L'influence de Jacques Barnaud est signalée à chaque fois que l'on accuse Vichy de saboter la collaboration. "L'Appel" du 29 janvier 1942 en donne un exemple. Le maréchal Pétain devait déjeuner seul avec Brinon « mais la meute des anglophiles sentit aussitôt le danger et dépêcha M. Jacques Barnaud pour assister au déjeuner ».
Lorsque Jacques Barnaud eut quitté le gouvernement, M. Georges Suarez tirait en termes modérés et académiques la conclusion de toute cette campagne : « Barnaud réduisait la collaboration aux proportions de son domaine, mais resté insensible aux appels de l'ordre nouveau ».

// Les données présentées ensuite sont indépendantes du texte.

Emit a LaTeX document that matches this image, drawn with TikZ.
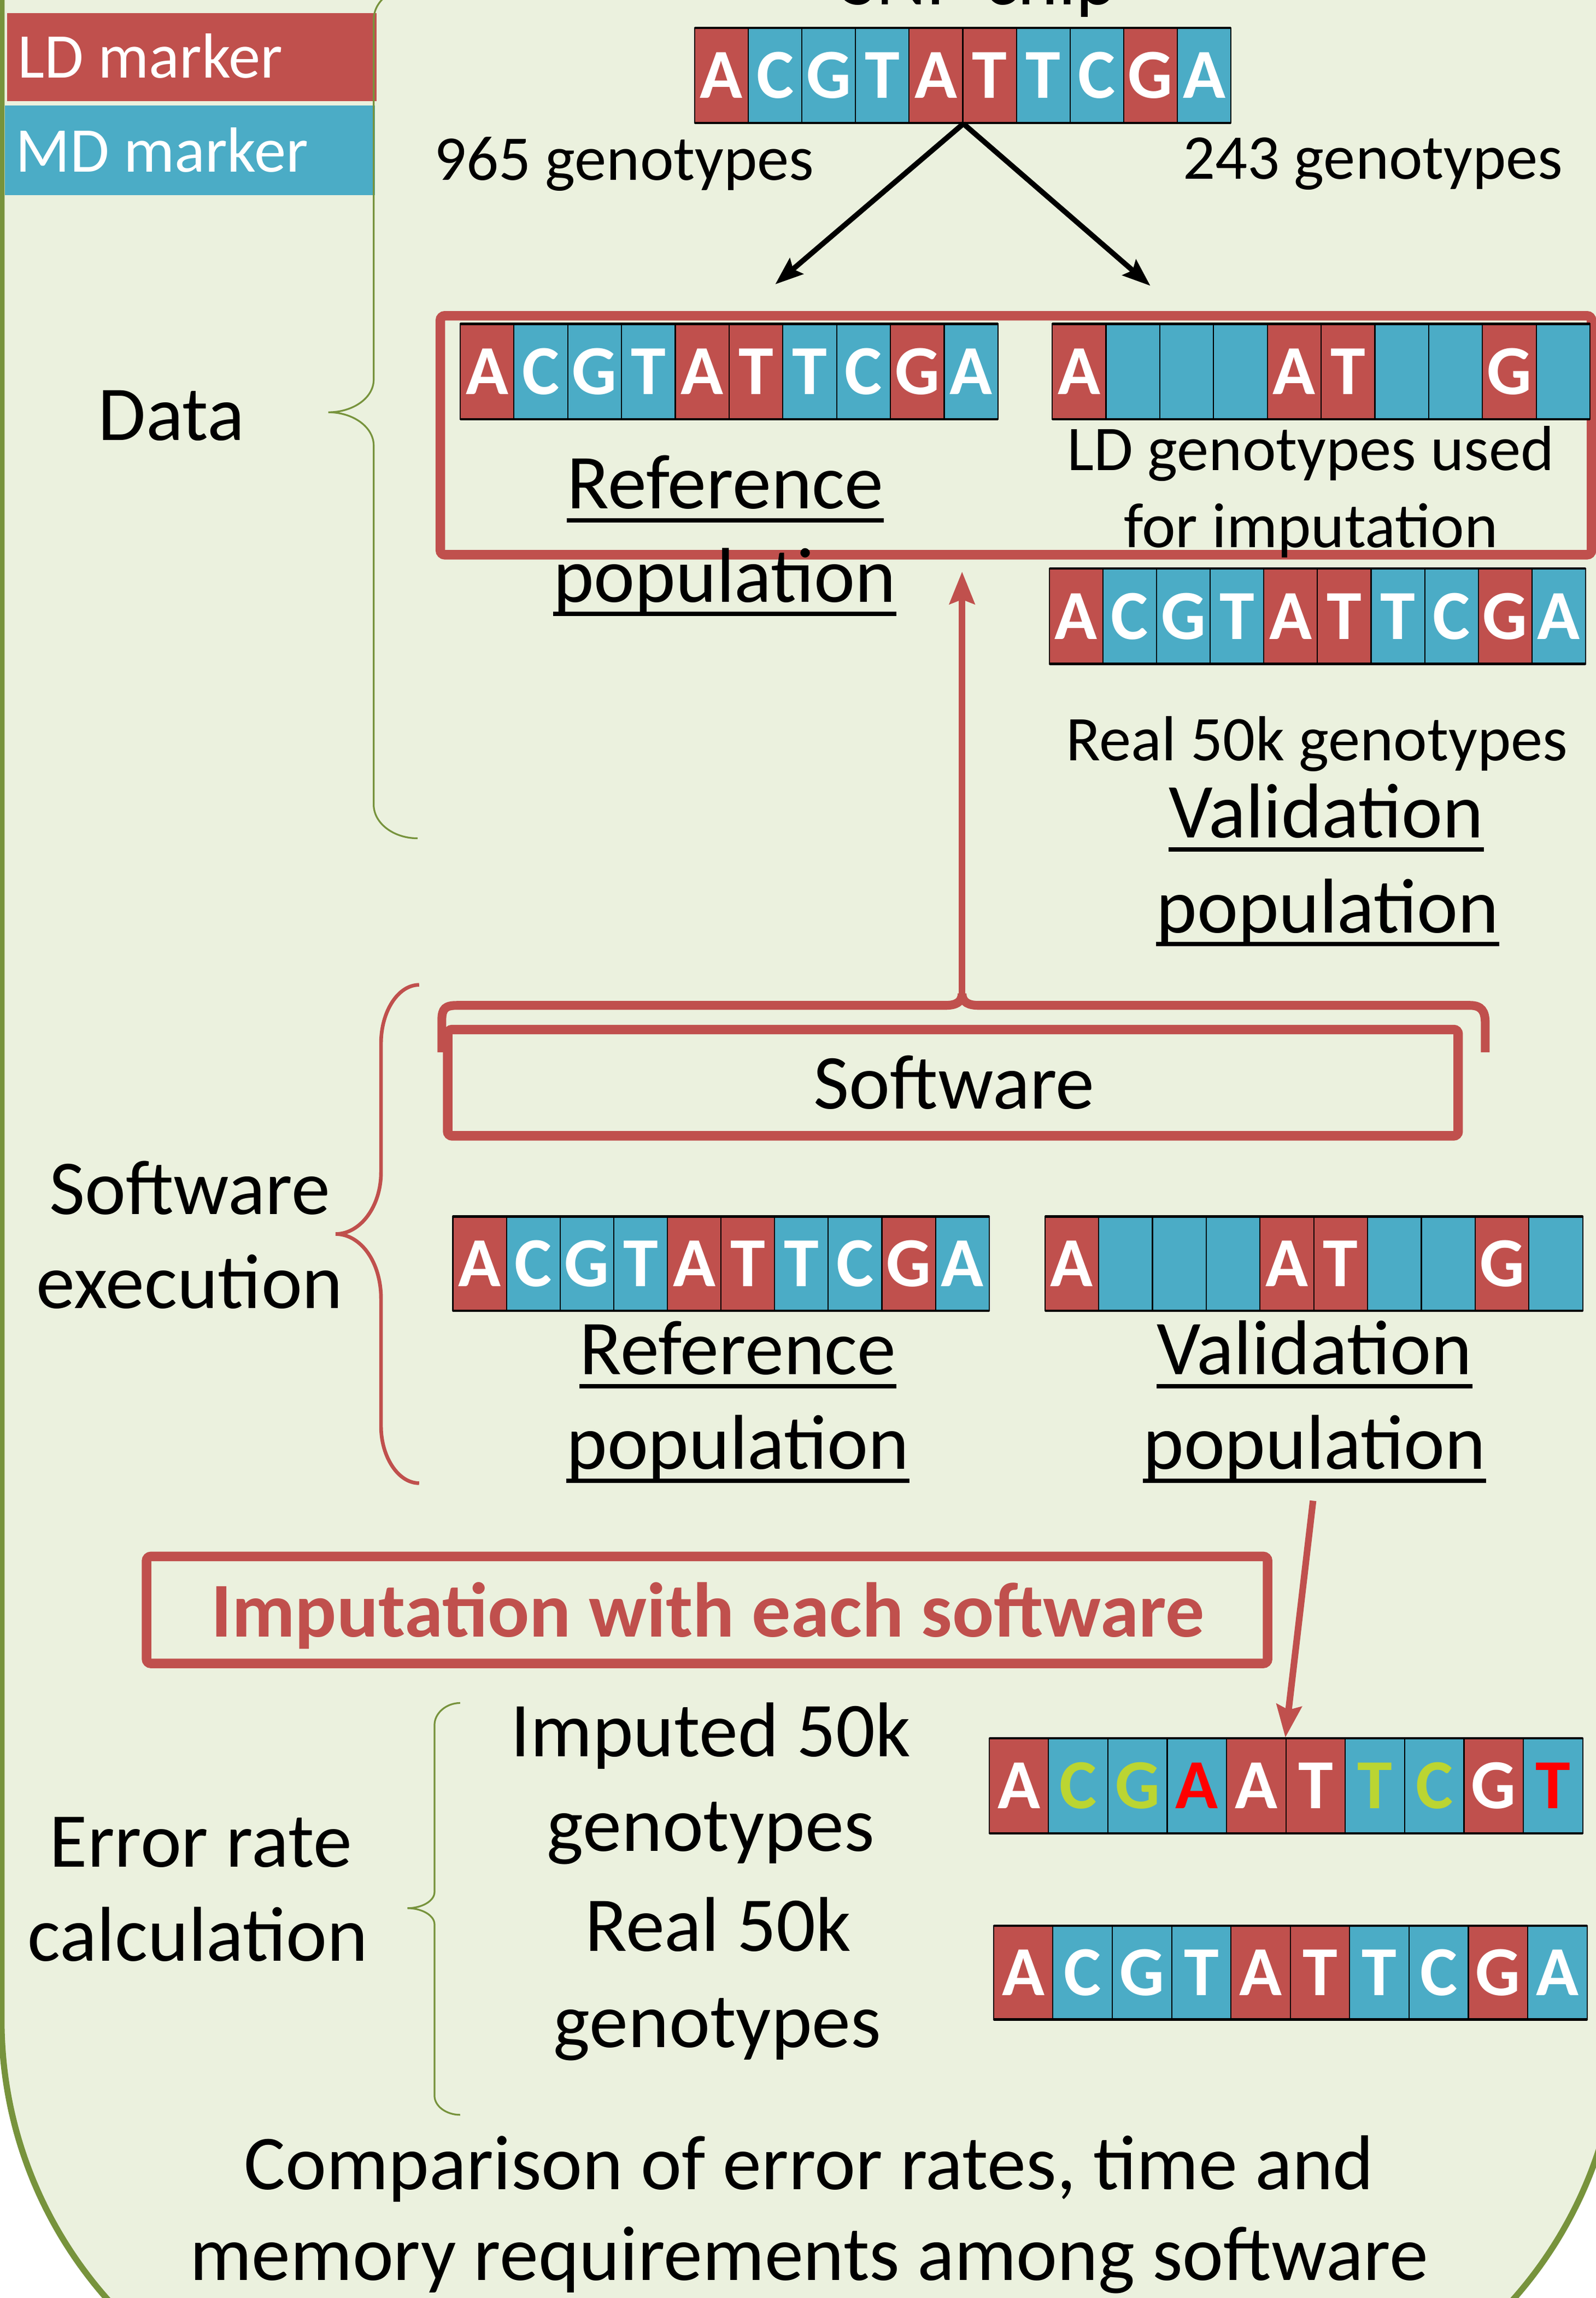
\documentclass[tikz,border=0pt]{standalone}
\usepackage{fontspec}
\setmainfont{Carlito}
\usetikzlibrary{arrows.meta}
\definecolor{ldred}{HTML}{C0504D}
\definecolor{mdblue}{HTML}{4BACC6}
\definecolor{olive}{HTML}{77933C}
\definecolor{bgg}{HTML}{EBF1DE}
\definecolor{limeg}{HTML}{BBD532}
\definecolor{pured}{HTML}{FF0000}

\def\fullrow{ldred/A/white, mdblue/C/white, mdblue/G/white, mdblue/T/white, ldred/A/white, ldred/T/white, mdblue/T/white, mdblue/C/white, ldred/G/white, mdblue/A/white}
\def\ldrow{ldred/A/white, mdblue/{}/white, mdblue/{}/white, mdblue/{}/white, ldred/A/white, ldred/T/white, mdblue/{}/white, mdblue/{}/white, ldred/G/white, mdblue/{}/white}
\def\imputedrow{ldred/A/white, mdblue/C/limeg, mdblue/G/limeg, mdblue/A/pured, ldred/A/white, ldred/T/white, mdblue/T/limeg, mdblue/C/limeg, ldred/G/white, mdblue/T/pured}

% name, x0, y0, cell width, height, list
\newcommand\genrow[6]{%
  \foreach[count=\i] \f/\l/\c in #6{
    \node[cell, fill=\f, text=\c, minimum width=#4pt, minimum height=#5pt] (#1-\i) at ({#2+(\i-0.5)*#4},{#3+#5/2}) {\l};
  }
  \draw[rowedge] (#2,#3) -- ({#2+10*#4},#3);
  \draw[rowedge] (#2,{#3+#5}) -- ({#2+10*#4},{#3+#5});
}
\newcommand\ulnode[1]{\draw[uline] ([yshift=-8pt]#1.base west) -- ([yshift=-8pt]#1.base east);}

\begin{document}
\begin{tikzpicture}[x=1pt,y=-1pt,
  cell/.style={draw=black, line width=0.8pt, inner sep=0pt, anchor=center,
    font=\bfseries\fontsize{48}{50}\selectfont},
  rowedge/.style={black, line width=1.6pt},
  t44/.style={inner sep=0pt, anchor=base, font=\fontsize{43.5}{52}\selectfont},
  t53/.style={inner sep=0pt, anchor=base, font=\fontsize{53}{64}\selectfont},
  uline/.style={black, line width=3pt},
  redbox/.style={draw=ldred, line width=6.5pt, rounded corners=3pt},
  redarrow/.style={draw=ldred, line width=4.5pt, -{Stealth[length=22pt,width=17pt,inset=3pt]}},
  blackarrow/.style={black, line width=3.6pt, -{Stealth[length=19pt,width=14pt,inset=3pt]}},
  thinbrace/.style={olive, line width=1.2pt},
  redbrace/.style={ldred, line width=2.5pt}
]
\useasboundingbox (0,0) rectangle (1089,1568);
\fill[white] (0,0) rectangle (1089,1568);
\begin{scope}
\clip (0,0) rectangle (1089,1568);
\draw[olive, line width=4.2pt, fill=bgg, rounded corners=288pt] (1,-500) rectangle (1105,1666);

% legend
\fill[ldred] (5,9) rectangle (257,69);
\fill[mdblue] (3.5,72) rectangle (256,133);
\node[t44, anchor=base west, text=white] (ldt) at (12,53.3) {LD marker};
\node[t44, anchor=base west, text=white] (mdt) at (10.4,117.2) {MD marker};

% SNP chip
\node[t53] (snp) at (668,3) {SNP chip};
\genrow{chip}{474}{19}{36.6}{65}{\fullrow}
\node[t44, anchor=base west] (g965) at (296,123) {965 genotypes};
\node[t44, anchor=base west] (g243) at (807,122) {243 genotypes};
\coordinate (tipL) at (529,194);
\coordinate (tipR) at (785,195);
\draw[blackarrow] (chip-5.south east) -- (tipL);
\draw[blackarrow] (chip-5.south east) -- (tipR);

% Data section
\draw[thinbrace] (285,-9.4) .. controls (268.5,-9.4) and (255,0) .. (255,13.6) -- (255,259)
  .. controls (255,271.5) and (241,281.3) .. (224,281.3)
  .. controls (241,281.3) and (255,291.4) .. (255,304) -- (255,549)
  .. controls (255,561.7) and (268.5,572) .. (285,572);
\node[t53] (data) at (117,300.4) {Data};
\draw[redbox] (300.5,215.5) rectangle (1086,378.5);
\genrow{dref}{314}{221}{36.7}{65}{\fullrow}
\genrow{dld}{718}{221}{36.7}{65}{\ldrow}
\node[t53] (ref1) at (495,347) {Reference};
\node[t53] (pop1) at (494.5,411) {population};
\ulnode{ref1}
\ulnode{pop1}
\node[t44] (ld1) at (894.5,321) {LD genotypes used};
\node[t44] (ld2) at (894.5,373.6) {for imputation};
\genrow{dval}{716}{388}{36.6}{65}{\fullrow}
\node[t44] (real) at (898.6,519) {Real 50k genotypes};
\node[t53] (val1) at (905,571.7) {Validation};
\node[t53] (pop1v) at (906,636.3) {population};
\ulnode{val1}
\ulnode{pop1v}

% Software execution
\coordinate (brtop) at (656.5,680);
\coordinate (databot) at (656.5,390);
\draw[redarrow] (brtop) -- (databot);
\draw[ldred, line width=6pt] (301.5,718) -- (301.5,696) .. controls (301.5,688) and (304,686) .. (312,686) -- (645,686)
  .. controls (652,686) and (656.5,684) .. (656.5,678)
  .. controls (656.5,684) and (661,686) .. (668,686) -- (1003,686)
  .. controls (1011,686) and (1013.5,690) .. (1013.5,698) -- (1013.5,718);
\draw[redbox] (305.5,702.5) rectangle (995,775);
\node[t53] (soft) at (651,756.4) {Software};
\draw[redbrace] (286,672) .. controls (271.7,672) and (260,690) .. (260,712) -- (260,800)
  .. controls (260,823) and (246,842) .. (229,842)
  .. controls (246,842) and (260,861) .. (260,886) -- (260,973)
  .. controls (260,994) and (271.7,1012) .. (286,1012);
\node[t53] (se1) at (129.5,828.5) {Software};
\node[t53] (se2) at (129.5,892.6) {execution};
\genrow{eref}{309}{830}{36.6}{64.5}{\fullrow}
\genrow{eval}{713}{830}{36.7}{64.5}{\ldrow}
\node[t53] (ref2) at (503.5,938) {Reference};
\node[t53] (pop2) at (503.5,1002.5) {population};
\node[t53] (val2) at (897,938) {Validation};
\node[t53] (pop2v) at (897,1002.5) {population};
\ulnode{ref2}
\ulnode{pop2}
\ulnode{val2}
\ulnode{pop2v}

% Imputation
\draw[redbox] (100,1062) rectangle (865,1135);
\node[t53, text=ldred, font=\bfseries\fontsize{53}{64}\selectfont] (imp) at (483,1117) {Imputation with each software};
\genrow{improw}{675}{1186}{40.5}{65}{\imputedrow}
\genrow{realrow}{678}{1314}{40.5}{64}{\fullrow}
\coordinate (vpopb) at (896,1024);
\draw[redarrow] (vpopb) -- (improw-6.north west);

% Error rate
\draw[thinbrace] (314,1162) .. controls (304.4,1162) and (296.5,1169) .. (296.5,1177) -- (296.5,1291)
  .. controls (296.5,1297) and (288,1302) .. (278,1302)
  .. controls (288,1302) and (296.5,1307) .. (296.5,1313) -- (296.5,1430)
  .. controls (296.5,1437) and (304.4,1443) .. (314,1443);
\node[t53] (e1) at (137,1274) {Error rate};
\node[t53] (e2) at (135,1338) {calculation};
\node[t53] (i1) at (485,1198.5) {Imputed 50k};
\node[t53] (i2) at (485,1263) {genotypes};
\node[t53] (i3) at (490,1331.5) {Real 50k};
\node[t53] (i4) at (489.5,1397) {genotypes};
\node[t53] (c1) at (552,1494) {Comparison of error rates, time and};
\node[t53] (c2) at (552,1556) {memory requirements among software};
\end{scope}
\end{tikzpicture}
\end{document}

L'essentiel est de signaler qu'aucun autre groupe d'affaires important n'a, même de très loin, été comme le groupe Worms dénoncé, insulté et menacé par la presse asservie - et cela premiers aux derniers jours de l'occupation.
Cet honneur exceptionnel, réservé à la seule Maison Worms entre tant d'autres grandes entreprises qui, elles aussi, ont défendu avec courage et par tous les moyens en leurs pouvoirs les intérêts dont elles étaient comptables vis-à-vis du Pays - est de nature à effacer l'amertume que pourraient laisser dans l'esprit de ceux qui en sont provisoirement les victimes la naissance et l'entretien d'une légende injurieuse trop facilement accueillie par des milieux qui étaient alors forcément mal informés.
Reconnaissons, sans discuter, que le seul point où la supériorité des Allemands a pu s'affirmer, c'est dans la discrimination entre leurs adversaires et leurs serviteurs : l'examen des journaux allemands de langue française est là pour en porter l'éclatant témoignage.